EDIT: Here's more information to further confirm EDCC's post:
http://forums.macrumors.com/showthread.php?t=240804

I have thus been schooled.


----------



## ElDiabloConCaca (Oct 5, 2008)

It's a no-go for _creating_ FAT32 volumes greater than 32GB in size on Vista, too, but there are tools to help you get around that limitation:

http://padraic2112.wordpress.com/2007/04/05/windows-vista-fat1632-support/

The general consensus is that if you want a FAT32-formatting volume larger than 32GB, use a Linux distro or Mac OS X.  Quite simply, use anything other than Windows (ironically, the operating system FAT32 is meant to be used with).


----------



## mpdst11 (Oct 6, 2008)

The mac I am using is a 3.5 year old ibook, mac osx version 10.3.9.
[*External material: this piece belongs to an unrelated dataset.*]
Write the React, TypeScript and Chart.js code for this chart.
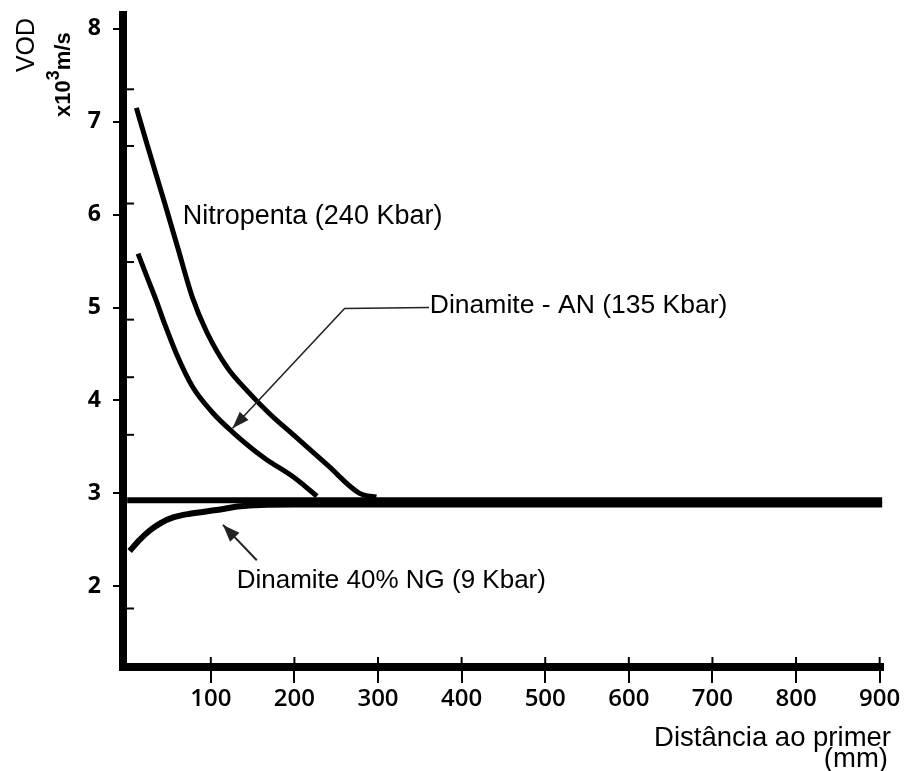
import React, { useEffect, useRef } from "react";
import { Chart, registerables } from "chart.js";

Chart.register(...registerables);

// ---------- data ----------
const nitroX = [11, 25, 45, 60, 78, 95, 120, 145, 170, 200, 240, 278, 298];
const nitroY = [7.15, 6.72, 6.12, 5.66, 5.11, 4.74, 4.35, 4.09, 3.86, 3.62, 3.3, 3.0, 2.96];

const anX = [13, 25, 35, 45, 59, 78, 102, 126, 164, 198, 227];
const anY = [5.58, 5.3, 5.07, 4.82, 4.5, 4.15, 3.87, 3.66, 3.38, 3.18, 2.97];

const ngX = [3, 15, 27, 40, 55, 75, 107, 135, 160, 200, 903];
const ngY = [2.38, 2.5, 2.6, 2.68, 2.74, 2.78, 2.82, 2.86, 2.875, 2.88, 2.88];

const baseX = [0, 903];
const baseY = [2.925, 2.925];

const xTicks = [100, 200, 300, 400, 500, 600, 700, 800, 900];
const yTicks = [2, 3, 4, 5, 6, 7, 8];
const yMinorTicks = [7.35, 6.74, 6.12, 5.49, 4.87, 4.25, 3.63, 1.76];

const labelTexts = ["Nitropenta (240 Kbar)", "Dinamite - AN (135 Kbar)", "Dinamite 40% NG (9 Kbar)"];
const labelX = [66.5, 362, 131];
const labelY = [5.9, 4.94, 1.98];

const anLeaderX = [361, 260, 126];
const anLeaderY = [5.0, 4.99, 3.7];
const ngArrowX = [155, 114.6];
const ngArrowY = [2.28, 2.66];

const xTitleLines = ["Distância ao primer", "(mm)"];
const yTitle = "VOD";
const yUnitParts = ["x10", "3", "m/s"];

// ---------- styles ----------
const TXT = '"Liberation Sans", Arial, sans-serif';
const NUM = '"Open Sans", "DejaVu Sans", sans-serif';
const LABEL_SIZES = [27, 26.5, 26];
const W = 909;
const H = 771;

const toPts = (xs: number[], ys: number[]) => xs.map((x, i) => ({ x, y: ys[i] }));

function arrowHead(ctx: CanvasRenderingContext2D, fx: number, fy: number, tx: number, ty: number, len: number, half: number) {
  const dx = tx - fx, dy = ty - fy;
  const d = Math.hypot(dx, dy) || 1;
  const ux = dx / d, uy = dy / d;
  const bx = tx - ux * len, by = ty - uy * len;
  ctx.beginPath();
  ctx.moveTo(tx, ty);
  ctx.lineTo(bx - uy * half, by + ux * half);
  ctx.lineTo(bx + uy * half, by - ux * half);
  ctx.closePath();
  ctx.fill();
}

export default function App() {
  const ref = useRef<HTMLCanvasElement>(null);

  useEffect(() => {
    const canvas = ref.current;
    if (!canvas) return;

    const annot = {
      id: "annot",
      afterDraw(chart: any) {
        const ctx: CanvasRenderingContext2D = chart.ctx;
        const xs = chart.scales.x, ys = chart.scales.y;
        const px = (v: number) => xs.getPixelForValue(v);
        const py = (v: number) => ys.getPixelForValue(v);
        const a = chart.chartArea;
        ctx.save();
        ctx.fillStyle = "#000";
        ctx.strokeStyle = "#000";

        // fill the axis corner
        ctx.fillRect(a.left - 4, a.bottom - 4, 8, 8);

        // minor ticks on the inner side of the y axis
        ctx.lineWidth = 2;
        yMinorTicks.forEach((v) => {
          const y = py(v);
          ctx.beginPath();
          ctx.moveTo(a.left + 3, y);
          ctx.lineTo(a.left + 11, y);
          ctx.stroke();
        });

        // x ticks also poke slightly above the axis line
        xTicks.forEach((v) => {
          const x = px(v);
          ctx.beginPath();
          ctx.moveTo(x, a.bottom - 10);
          ctx.lineTo(x, a.bottom);
          ctx.stroke();
        });

        // curve labels
        ctx.textAlign = "left";
        ctx.textBaseline = "alphabetic";
        labelTexts.forEach((t, i) => {
          ctx.font = `${LABEL_SIZES[i]}px ${TXT}`;
          ctx.fillText(t, px(labelX[i]), py(labelY[i]));
        });

        // AN leader with arrow
        ctx.strokeStyle = "#222";
        ctx.fillStyle = "#222";
        ctx.lineWidth = 1.6;
        ctx.beginPath();
        anLeaderX.forEach((x, i) => (i === 0 ? ctx.moveTo(px(x), py(anLeaderY[i])) : ctx.lineTo(px(x), py(anLeaderY[i]))));
        ctx.stroke();
        const n = anLeaderX.length;
        arrowHead(ctx, px(anLeaderX[n - 2]), py(anLeaderY[n - 2]), px(anLeaderX[n - 1]), py(anLeaderY[n - 1]), 17, 6);

        // NG arrow
        ctx.lineWidth = 2;
        ctx.beginPath();
        ctx.moveTo(px(ngArrowX[0]), py(ngArrowY[0]));
        ctx.lineTo(px(ngArrowX[1]), py(ngArrowY[1]));
        ctx.stroke();
        arrowHead(ctx, px(ngArrowX[0]), py(ngArrowY[0]), px(ngArrowX[1]), py(ngArrowY[1]), 17, 6.5);

        // x axis title (right aligned, two lines)
        ctx.fillStyle = "#000";
        ctx.font = `27.5px ${TXT}`;
        ctx.textAlign = "right";
        ctx.fillText(xTitleLines[0], 891, 746);
        ctx.fillText(xTitleLines[1], 888, 767);

        // y axis title (rotated)
        ctx.save();
        ctx.translate(34, 45);
        ctx.rotate(-Math.PI / 2);
        ctx.textAlign = "center";
        ctx.textBaseline = "alphabetic";
        ctx.font = `25px ${TXT}`;
        ctx.fillText(yTitle, 0, 0);
        ctx.restore();

        ctx.save();
        ctx.translate(70, 117);
        ctx.rotate(-Math.PI / 2);
        ctx.textAlign = "left";
        ctx.textBaseline = "alphabetic";
        ctx.font = `bold 22px ${TXT}`;
        ctx.fillText(yUnitParts[0], 0, 0);
        let w = ctx.measureText(yUnitParts[0]).width;
        ctx.font = `bold 18px ${TXT}`;
        ctx.fillText(yUnitParts[1], w, -11);
        w += ctx.measureText(yUnitParts[1]).width;
        ctx.font = `bold 22px ${TXT}`;
        ctx.fillText(yUnitParts[2], w, 0);
        ctx.restore();

        ctx.restore();
      },
    };

    const lineDs = (pts: any[], width: number) => ({
      data: pts,
      borderColor: "#000",
      borderWidth: width,
      pointRadius: 0,
      fill: false,
      cubicInterpolationMode: "monotone" as const,
    });

    const chart = new Chart(canvas, {
      type: "line",
      data: {
        datasets: [
          lineDs(toPts(baseX, baseY), 6),
          lineDs(toPts(ngX, ngY), 6),
          lineDs(toPts(nitroX, nitroY), 5),
          lineDs(toPts(anX, anY), 5),
        ],
      },
      options: {
        animation: false,
        responsive: false,
        devicePixelRatio: 1,
        layout: { padding: { left: 0, top: 15, right: 26, bottom: 0 } },
        plugins: { legend: { display: false }, tooltip: { enabled: false } },
        scales: {
          x: {
            type: "linear",
            min: -5,
            max: 904,
            afterBuildTicks: (s: any) => {
              s.ticks = xTicks.map((v) => ({ value: v }));
            },
            afterFit: (s: any) => {
              s.height = 104;
            },
            border: { color: "#000", width: 8 },
            grid: { drawOnChartArea: false, color: "#000", lineWidth: 2, tickLength: 16 },
            ticks: {
              color: "#000",
              font: { family: NUM, size: 24, weight: 600 as any },
              padding: 2,
              maxRotation: 0,
              autoSkip: false,
              callback: (v: any) => String(v),
            },
          },
          y: {
            type: "linear",
            min: 1.13,
            max: 8.15,
            afterBuildTicks: (s: any) => {
              s.ticks = yTicks.map((v) => ({ value: v }));
            },
            afterFit: (s: any) => {
              s.width = 123;
            },
            border: { color: "#000", width: 8 },
            grid: { drawOnChartArea: false, color: "#000", lineWidth: 2, tickLength: 10 },
            ticks: {
              color: "#000",
              font: { family: NUM, size: 23, weight: 700 as any, lineHeight: 0.1 },
              padding: 12,
              autoSkip: false,
              callback: (v: any) => String(v),
            },
          },
        },
      },
      plugins: [annot],
    });

    return () => chart.destroy();
  }, []);

  return (
    <div style={{ position: "fixed", left: 0, top: 0, width: W, height: H, background: "#fff" }}>
      <canvas ref={ref} width={W} height={H} style={{ display: "block", width: W, height: H }} />
    </div>
  );
}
I am aware of the file transfer size limitations of the FAT format.  It will not be used for any large files, but rather a lot of smaller files.

To be more specific about my predicament, I currently have a desktop PC and a Mac laptop, but my version of Windows XP has crashed an I am using a Linux boot disk to try and recover the files from the PC internal hard drive.  However, I am having trouble getting the Linux OS to recognize my external HDD.
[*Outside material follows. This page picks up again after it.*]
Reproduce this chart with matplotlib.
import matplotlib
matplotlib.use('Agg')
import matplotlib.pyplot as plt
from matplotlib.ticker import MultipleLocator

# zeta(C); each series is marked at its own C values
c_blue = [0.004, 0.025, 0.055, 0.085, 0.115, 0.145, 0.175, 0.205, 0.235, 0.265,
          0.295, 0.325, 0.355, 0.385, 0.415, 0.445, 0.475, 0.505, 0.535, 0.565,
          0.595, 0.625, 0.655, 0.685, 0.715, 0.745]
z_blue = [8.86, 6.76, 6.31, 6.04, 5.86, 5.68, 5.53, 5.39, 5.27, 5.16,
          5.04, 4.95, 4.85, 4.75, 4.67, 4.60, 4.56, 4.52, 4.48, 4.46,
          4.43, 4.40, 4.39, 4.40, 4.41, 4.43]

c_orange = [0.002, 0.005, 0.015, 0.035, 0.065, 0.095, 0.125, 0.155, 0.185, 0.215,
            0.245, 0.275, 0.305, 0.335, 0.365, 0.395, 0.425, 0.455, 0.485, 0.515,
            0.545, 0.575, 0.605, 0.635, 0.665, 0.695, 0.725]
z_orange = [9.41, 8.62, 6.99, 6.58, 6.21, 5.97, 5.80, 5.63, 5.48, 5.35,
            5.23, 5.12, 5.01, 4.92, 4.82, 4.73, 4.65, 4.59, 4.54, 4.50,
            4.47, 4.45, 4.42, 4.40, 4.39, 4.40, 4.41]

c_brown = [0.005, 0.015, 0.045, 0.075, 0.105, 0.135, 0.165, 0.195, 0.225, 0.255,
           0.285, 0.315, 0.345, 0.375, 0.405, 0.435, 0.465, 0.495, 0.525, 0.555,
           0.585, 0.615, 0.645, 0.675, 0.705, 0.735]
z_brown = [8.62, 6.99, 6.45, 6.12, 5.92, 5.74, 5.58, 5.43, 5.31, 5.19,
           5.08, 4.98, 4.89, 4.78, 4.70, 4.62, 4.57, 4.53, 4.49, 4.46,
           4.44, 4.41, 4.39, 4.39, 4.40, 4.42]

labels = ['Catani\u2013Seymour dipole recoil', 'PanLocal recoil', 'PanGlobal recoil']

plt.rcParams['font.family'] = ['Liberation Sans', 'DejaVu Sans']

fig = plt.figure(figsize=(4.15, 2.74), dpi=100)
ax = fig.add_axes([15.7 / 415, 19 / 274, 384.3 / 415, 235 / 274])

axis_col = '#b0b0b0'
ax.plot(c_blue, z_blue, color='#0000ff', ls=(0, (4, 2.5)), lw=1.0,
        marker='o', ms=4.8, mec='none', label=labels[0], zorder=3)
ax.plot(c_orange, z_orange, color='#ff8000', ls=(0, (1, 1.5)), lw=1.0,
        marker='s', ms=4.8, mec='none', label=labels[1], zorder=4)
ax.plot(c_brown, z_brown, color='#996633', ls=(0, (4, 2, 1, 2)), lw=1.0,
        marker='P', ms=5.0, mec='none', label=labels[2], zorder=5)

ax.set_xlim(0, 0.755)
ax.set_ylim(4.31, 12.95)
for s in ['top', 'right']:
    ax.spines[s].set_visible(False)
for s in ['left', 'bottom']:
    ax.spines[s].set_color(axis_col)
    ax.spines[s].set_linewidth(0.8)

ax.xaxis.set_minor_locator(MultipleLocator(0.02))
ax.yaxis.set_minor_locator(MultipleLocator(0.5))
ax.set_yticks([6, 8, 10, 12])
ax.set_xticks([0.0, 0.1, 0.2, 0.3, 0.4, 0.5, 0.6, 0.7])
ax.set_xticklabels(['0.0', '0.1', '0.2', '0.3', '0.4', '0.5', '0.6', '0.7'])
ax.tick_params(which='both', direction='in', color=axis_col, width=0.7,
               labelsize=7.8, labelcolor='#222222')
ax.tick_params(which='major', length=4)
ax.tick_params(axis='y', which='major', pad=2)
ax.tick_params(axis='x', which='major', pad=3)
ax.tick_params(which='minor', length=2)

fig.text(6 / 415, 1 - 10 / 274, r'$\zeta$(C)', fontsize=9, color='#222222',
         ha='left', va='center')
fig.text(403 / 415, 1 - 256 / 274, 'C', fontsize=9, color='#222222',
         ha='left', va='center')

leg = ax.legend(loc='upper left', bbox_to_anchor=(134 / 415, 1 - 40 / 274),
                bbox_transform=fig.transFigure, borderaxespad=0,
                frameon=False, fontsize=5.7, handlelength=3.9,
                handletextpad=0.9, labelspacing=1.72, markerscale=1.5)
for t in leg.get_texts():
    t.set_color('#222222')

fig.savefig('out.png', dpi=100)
I have been informed that if I reformat the drive into a single FAT partition, I will be able to write to it from the Linux OS on my PC, and I have done the research to figure out how to use my Mac laptop to do this, but I don't seem to have that option.

When I am in Disk Utility, Erase tab, I have the option to erase the disk with an MS-DOS File System Volume Format, which I have done.  This makes the external HDD readable on the Linux PC.  However, it is not writable.

On the partition tab, I do not have the choice to create an MS-DOS or FAT partition, nor do I have an options button below the graphic of the partition scheme.  If anyone has any suggestions on what I can do, I would greatly appreciate it.  Thanks.


----------



## wakester (Oct 18, 2008)

Hi, you probably already figured out how to do this but I thought I'd reply in case others have searched and ended up here.

I'm using 10.4.11.

In Disk Utility, since I only needed 1 partition for my whole external drive, I just used Erase.

I clicked on the name of the disk (in my case it is 465.8 GB Seagate).
Change the format to MS-DOS File System.
Then clicked Erase.

It works just fine for backing up all my files.

When I plug it into my Windows XP machine and right click on the disk and go to Properties it shows the format as FAT32.  Cool.

Roger


----------



## mpdst11 (Oct 18, 2008)

thanks wakester,

this is what I ended up doing as well.  for some reason the external hard drive was still unwritable when my pc was booted using knoppix (linux), but i booted using a bart pe boot disk and i was able to get it going.


----------